By adjusting the pH value (pH = 2) and supplementing Fe3+, FePO4 crystals were successfully recovered from the high-concentration phosphate (822.35 ± 15.91 mg/L) leachate. After separating the FePO4 crystals from the solution, the residual solution (173.48±11.12 mg/L) was discharged back to the leaching tank, sulfuric acid was added to adjust the pH to about 1, and the next phosphorus leaching was carried out. Subsequently, the secondary leachate (717.52±10.47 mg/L) was discharged into the FePO4 crystallization unit, and the above operations (supplementing Fe3+ and adjusting pH) were repeated to complete the secondary recovery.

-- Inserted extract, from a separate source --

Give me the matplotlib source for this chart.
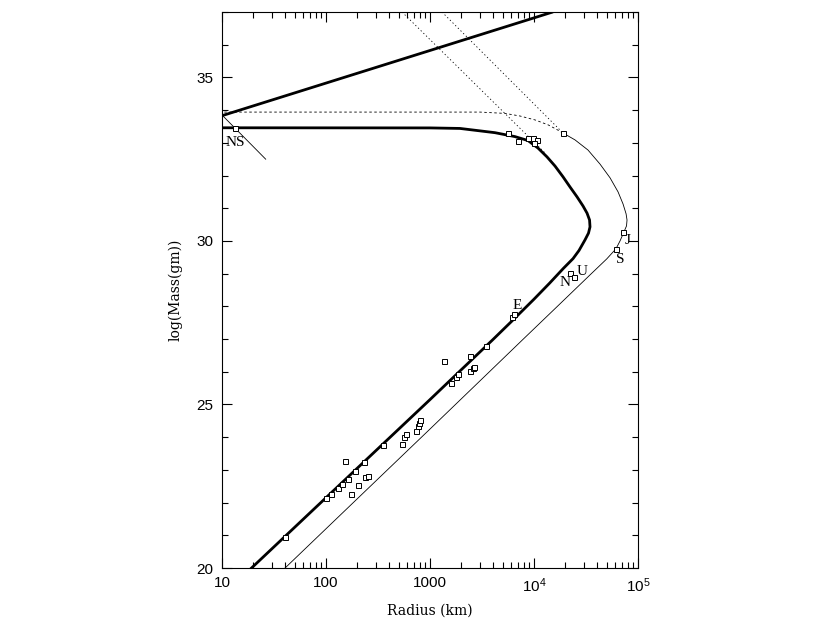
import matplotlib
matplotlib.use("Agg")
import matplotlib.pyplot as plt
from matplotlib.ticker import FixedLocator, FixedFormatter, MultipleLocator

plt.rcParams['mathtext.fontset'] = 'custom'
plt.rcParams['mathtext.rm'] = 'Liberation Sans'

# cold-body mass-radius curve (thick), radius in km, log mass in g
cold_r = [17.0, 100, 1000, 1995, 3981, 6310, 10000, 14125, 19140, 23730, 27090,
          30900, 33410, 34540, 34200, 32350, 29580, 25900, 22190, 19010, 15920,
          13330, 10920, 8750, 6561, 4217, 1941, 1000, 10]
cold_m = [19.84, 22.15, 25.15, 26.06, 26.97, 27.59, 28.22, 28.71, 29.16, 29.46, 29.71,
          30.03, 30.24, 30.43, 30.64, 30.85, 31.07, 31.35, 31.65, 31.96, 32.29,
          32.57, 32.84, 33.07, 33.19, 33.31, 33.44, 33.456, 33.46]

# second mass-radius curve (thin solid part)
warm_r = [40.4, 1000, 3780, 7890, 16520, 34510, 50000, 61380, 67140, 73290,
          77520, 78400, 76760, 71780, 64270, 53830, 43110, 33030, 24770, 19010]
warm_m = [20.0, 24.25, 26.02, 27.0, 27.98, 28.96, 29.45, 29.76, 30.00, 30.28,
          30.46, 30.64, 30.83, 31.13, 31.50, 31.93, 32.35, 32.78, 33.09, 33.30]

# its dashed continuation up to the limiting mass
limit_r = [19010, 16290, 13650, 10230, 7330, 5260, 3027, 10]
limit_m = [33.30, 33.42, 33.55, 33.70, 33.82, 33.90, 33.94, 33.94]

# Schwarzschild line
bh_r = [10, 14790]
bh_m = [33.83, 36.99]

# neutron star branch
ns_r = [10, 26.3]
ns_m = [33.85, 32.5]

# dotted diagonals
diag1_r = [538, 12760]
diag1_m = [37.0, 32.69]
diag2_r = [1303, 19140]
diag2_m = [37.0, 33.29]

# observed bodies
obj_r = [40.4, 100, 111.7, 131, 142.6, 161.7, 191.6, 151.4, 231.7, 355.6,
         172.8, 201.8, 237, 255, 538, 562, 592, 733, 762, 778, 807,
         1365, 2426, 3435, 1581, 1778, 1845, 2426, 2608, 2667,
         6180, 6457, 22180, 24250, 61400, 71770,
         5660, 7070, 8810, 9840, 10620, 9900, 19140, 13.4]
obj_m = [20.94, 22.15, 22.27, 22.45, 22.58, 22.73, 22.98, 23.27, 23.23, 23.75,
         22.27, 22.54, 22.78, 22.81, 23.78, 24.02, 24.09, 24.18, 24.35, 24.44, 24.53,
         26.32, 26.49, 26.80, 25.66, 25.85, 25.92, 26.02, 26.13, 26.16,
         27.67, 27.76, 29.01, 28.91, 29.76, 30.28,
         33.29, 33.07, 33.16, 33.16, 33.08, 33.00, 33.30, 33.45]

labels = ["NS", "E", "N", "U", "J", "S"]
label_r = [13.5, 6820, 19860, 28770, 79600, 67100]
label_m = [33.0, 28.04, 28.72, 29.06, 30.0, 29.42]

fig = plt.figure(figsize=(8.3, 6.22), dpi=100)
ax = fig.add_axes([0.2675, 0.0868, 0.5012, 0.8939])

ax.plot(cold_r, cold_m, color='black', lw=2.0, solid_joinstyle='round')
ax.plot(bh_r, bh_m, color='black', lw=2.0)
ax.plot(warm_r, warm_m, color='black', lw=0.6)
ax.plot(ns_r, ns_m, color='black', lw=0.6)
ax.plot(limit_r, limit_m, color='black', lw=0.6, linestyle=(0, (3, 3)))
ax.plot(diag1_r, diag1_m, color='black', lw=0.6, linestyle=(0, (1.5, 3)))
ax.plot(diag2_r, diag2_m, color='black', lw=0.6, linestyle=(0, (1.5, 3)))
ax.plot(obj_r, obj_m, linestyle='none', marker='s', markersize=3.6,
        markerfacecolor='white', markeredgecolor='black', markeredgewidth=0.7)

for txt, r, m in zip(labels, label_r, label_m):
    ax.text(r, m, txt, family='Liberation Serif', fontsize=11,
            ha='center', va='center')

ax.set_xscale('log')
ax.set_xlim(10, 1e5)
ax.set_ylim(20, 37)

ax.xaxis.set_major_locator(FixedLocator([10, 100, 1000, 1e4, 1e5]))
ax.xaxis.set_major_formatter(FixedFormatter(['10', '100', '1000',
                                             r'$\mathregular{10^4}$',
                                             r'$\mathregular{10^5}$']))
ax.yaxis.set_major_locator(MultipleLocator(5))
ax.yaxis.set_minor_locator(MultipleLocator(1))

ax.tick_params(which='both', direction='in', top=True, right=True, width=0.8)
ax.tick_params(which='major', length=7, labelsize=11, pad=6)
ax.tick_params(which='minor', length=4)
for lab in ax.get_xticklabels() + ax.get_yticklabels():
    lab.set_family('Liberation Sans')

for s in ax.spines.values():
    s.set_linewidth(0.8)

ax.set_xlabel('Radius (km)', family='DejaVu Serif', fontsize=10, labelpad=6)
ax.set_ylabel('log(Mass(gm))', family='DejaVu Serif', fontsize=10, labelpad=10)

fig.savefig('out.png', dpi=100)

Using waste liquid as a supplement to the leachate can save a large amount of H2SO4/Fe2(SO4)3 solution, solving the problem of waste liquid treatment.
The FePO4 recovery process has been verified on a pilot scale, but it is still a long way from actual large-scale production and application. It is possible to recover higher purity FePO4 at a lower cost in some wastewaters with fewer impurities and higher PO43− concentrations. In addition, in order to identify areas for improvement and minimize negative environmental impacts, a life cycle assessment is also needed to fully evaluate the environmental impact of the FePO4 recovery process. Compared with the traditional mining of natural phosphate ore to produce FePO4, recovering FePO4 from wastewater has obvious environmental benefits.